The list of opponents is also joined by senior Hamas government workers, who will be forced to vacate their seats in favor of the ministers’ bureaus from Ramallah and suffer mass dismissals. There are also Salafi organizations that are persecuted by Hamas and are openly threatening Sinwar and his people. This threat includes the possibility of stepping up the rocket attacks on Israel to get the Hamas leadership in trouble with Israel and torpedo the political moves.
We saw an example of that last week. The IDF responded to a rocket attack from the strip with insignificant artillery fire, as Israel doesn’t want to disrupt a move led by an important friend like Egypt with the support of the United States, Russia, the United Nations, the European Union and most of the Sunni world.
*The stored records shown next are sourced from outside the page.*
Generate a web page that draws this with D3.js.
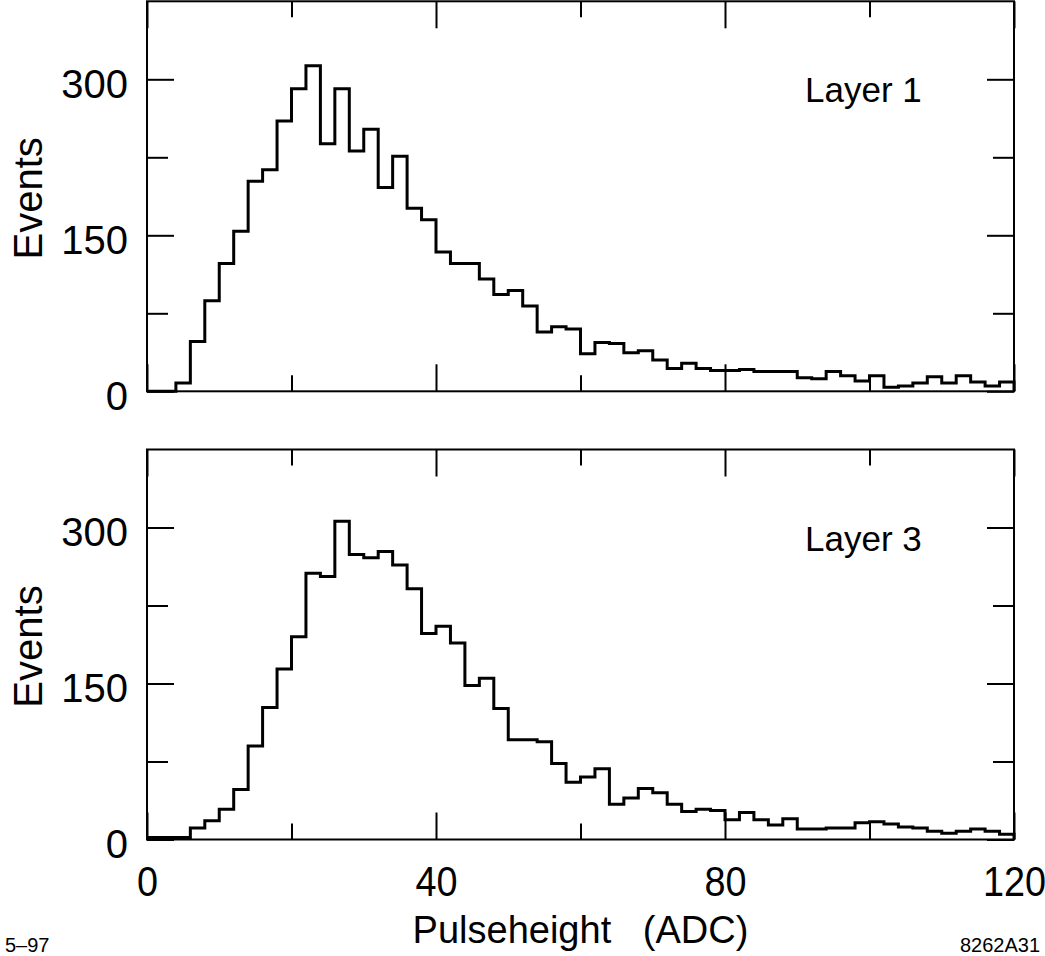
<!DOCTYPE html>
<html>
<head>
<meta charset="utf-8">
<script src="https://cdn.jsdelivr.net/npm/d3@7"></script>
<style>
  html, body { margin: 0; padding: 0; background: #fff; }
  svg { display: block; }
  text { font-family: "Liberation Sans", Arial, Helvetica, sans-serif; fill: #000; }
</style>
</head>
<body>
<svg id="chart" width="1045" height="956"></svg>
<script>
// ---- data (bin width 2 ADC, 0..120) ----
const binEdgesStart = 0;
const binWidth = 2;
const layer1Counts = [0,0,8,48,87,123,154,202,213,260,291,313,238,291,231,252,196,226,176,165,
  134,123,123,108,93,97,82,57,62,60,36,47,46,37,39,30,22,27,22,20,
  20,21,19,19,19,13,12,19,15,10,15,4,5,8,14,8,15,9,5,9];
const layer3Counts = [2,2,2,11,18,29,48,90,127,164,195,256,253,306,274,271,277,264,241,198,
  205,189,148,155,126,96,96,94,73,55,60,68,34,40,49,45,34,27,29,28,
  19,26,19,14,20,10,10,11,11,16,17,15,12,11,8,6,8,10,8,5];
const panelLabels = ["Layer 1", "Layer 3"];
const xTicksMajor = [0, 40, 80, 120];
const xTicksMinor = [20, 60, 100];
const yTicksMajor = [0, 150, 300];
const yTicksMinor = [75, 225];
const yLabel = "Events";
const xLabel = "Pulseheight   (ADC)";
const footLeft = "5\u201397";
const footRight = "8262A31";

const svg = d3.select("#chart");
const left = 147, right = 1014;
const panels = [
  { counts: layer1Counts, label: panelLabels[0], top: 1.3, bottom: 391.3, showX: false },
  { counts: layer3Counts, label: panelLabels[1], top: 449.5, bottom: 839.5, showX: true }
];

const x = d3.scaleLinear().domain([0, 120]).range([left, right]);

panels.forEach(p => {
  const y = d3.scaleLinear().domain([0, 375]).range([p.bottom, p.top]);
  const g = svg.append("g");

  // frame
  g.append("rect").attr("x", left).attr("y", p.top)
    .attr("width", right - left).attr("height", p.bottom - p.top)
    .attr("fill", "none").attr("stroke", "#000").attr("stroke-width", 2);

  function styleAxis(sel) {
    sel.selectAll("line").attr("stroke", "#000").attr("stroke-width", 2);
    sel.select(".domain").remove();
  }

  // Left axis
  const gl = g.append("g").attr("transform", `translate(${left},0)`);
  gl.call(d3.axisLeft(y).tickValues(yTicksMajor).tickSize(-27).tickSizeOuter(0).tickPadding(19).tickFormat(d3.format("d")));
  styleAxis(gl);
  gl.selectAll("text").attr("font-size", 40).attr("dy", null).attr("y", 0)
    .attr("transform", "translate(0,18)");
  const glm = g.append("g").attr("transform", `translate(${left},0)`);
  glm.call(d3.axisLeft(y).tickValues(yTicksMinor).tickSize(-21).tickSizeOuter(0).tickFormat(""));
  styleAxis(glm);

  // Right axis
  const gr = g.append("g").attr("transform", `translate(${right},0)`);
  gr.call(d3.axisRight(y).tickValues(yTicksMajor).tickSize(-27).tickSizeOuter(0).tickFormat(""));
  styleAxis(gr);
  const grm = g.append("g").attr("transform", `translate(${right},0)`);
  grm.call(d3.axisRight(y).tickValues(yTicksMinor).tickSize(-21).tickSizeOuter(0).tickFormat(""));
  styleAxis(grm);

  // Top axis
  const gt = g.append("g").attr("transform", `translate(0,${p.top})`);
  gt.call(d3.axisTop(x).tickValues(xTicksMajor).tickSize(-27).tickSizeOuter(0).tickFormat(""));
  styleAxis(gt);
  const gtm = g.append("g").attr("transform", `translate(0,${p.top})`);
  gtm.call(d3.axisTop(x).tickValues(xTicksMinor).tickSize(-16).tickSizeOuter(0).tickFormat(""));
  styleAxis(gtm);

  // Bottom axis
  const gb = g.append("g").attr("transform", `translate(0,${p.bottom})`);
  gb.call(d3.axisBottom(x).tickValues(xTicksMajor).tickSize(-27).tickSizeOuter(0).tickPadding(0)
    .tickFormat(p.showX ? d3.format("d") : ""));
  styleAxis(gb);
  gb.selectAll("text").attr("font-size", 42).attr("dy", null).attr("y", 0)
    .attr("transform", "translate(0,56) scale(0.9,1)");
  const gbm = g.append("g").attr("transform", `translate(0,${p.bottom})`);
  gbm.call(d3.axisBottom(x).tickValues(xTicksMinor).tickSize(-16).tickSizeOuter(0).tickFormat(""));
  styleAxis(gbm);

  // histogram outline
  const pts = p.counts.map((c, i) => [binEdgesStart + i * binWidth, c]);
  pts.push([binEdgesStart + p.counts.length * binWidth, p.counts[p.counts.length - 1]]);
  pts.push([binEdgesStart + p.counts.length * binWidth, 0]);
  const line = d3.line().x(d => x(d[0])).y(d => y(d[1])).curve(d3.curveStepAfter);
  g.append("path").attr("d", line(pts))
    .attr("fill", "none").attr("stroke", "#000").attr("stroke-width", 3)
    .attr("stroke-linejoin", "miter");

  // panel label
  g.append("text").attr("x", 805).attr("y", p.top + 101)
    .attr("font-size", 35).text(p.label);

  // y axis title
  g.append("text")
    .attr("transform", `translate(42,${(p.top + p.bottom) / 2 + 2}) rotate(-90)`)
    .attr("text-anchor", "middle").attr("font-size", 40).text(yLabel);
});

svg.append("text").attr("x", (left + right) / 2).attr("y", 943)
  .attr("text-anchor", "middle").attr("font-size", 38)
  .style("white-space", "pre").text(xLabel);

svg.append("text").attr("x", 5).attr("y", 952).attr("font-size", 20).text(footLeft);
svg.append("text").attr("x", 1040).attr("y", 952).attr("text-anchor", "end")
  .attr("font-size", 20).text(footRight);
</script>
</body>
</html>
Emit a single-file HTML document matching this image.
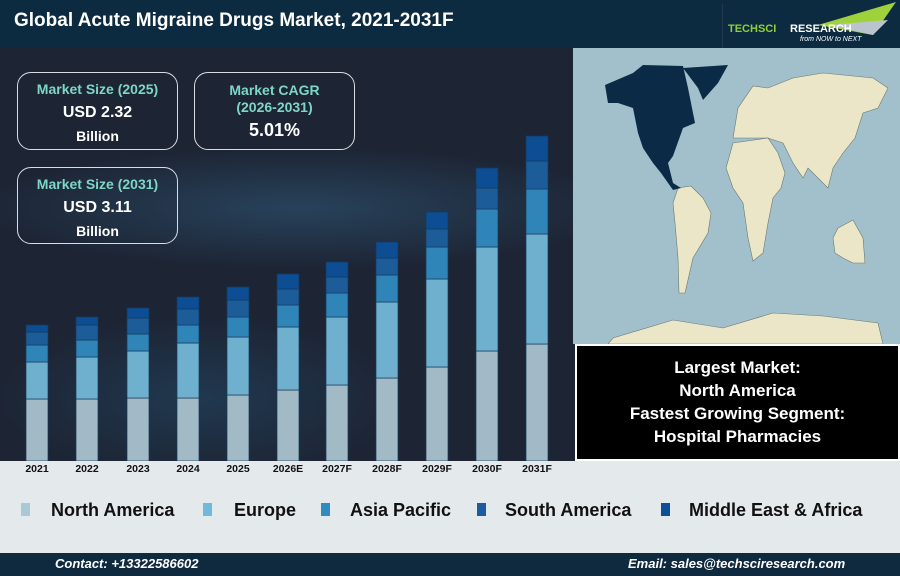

At the moment, Israel is avoiding taking any steps that would thwart the reconciliation attempts between Hamas and Fatah, as it assumes they won’t reach a decisive point that would require its intervention. Israeli officials believe there is a good chance the reconciliation move will fail just like six similar moves that have been launched since 2007, so it is letting the Egyptians entertain themselves. The entertainment will end when it turns out that Israel’s strategy of separating between Gaza and the West Bank, in the 12 years that have passed since the disengagement to avoid a real diplomatic process, is no longer relevant.
Yahya Sinwar is aware of the many enemies he is gaining. In recent weeks he has been addressing different forums, mainly young people, in a bid to convince them that he has chosen the only reasonable move that will keep Hamas alive. He has a message for his enemies too. In those meetings, he says he will break the neck of anyone who opposes the reconciliation move. And when Yahya Sinwar promises to break someone’s neck with his bare hands, he should be taken seriously. He has already done just that to one of his opponents, and not so long ago.
Sinwar’s ability to make decisions and lead to changes in Hamas’ strategy is not just his advantage but also his biggest disadvantage. If the move fails, the same Sinwar will have to make a radical change ahead of an all-out conflict with the Egyptians and with Israel.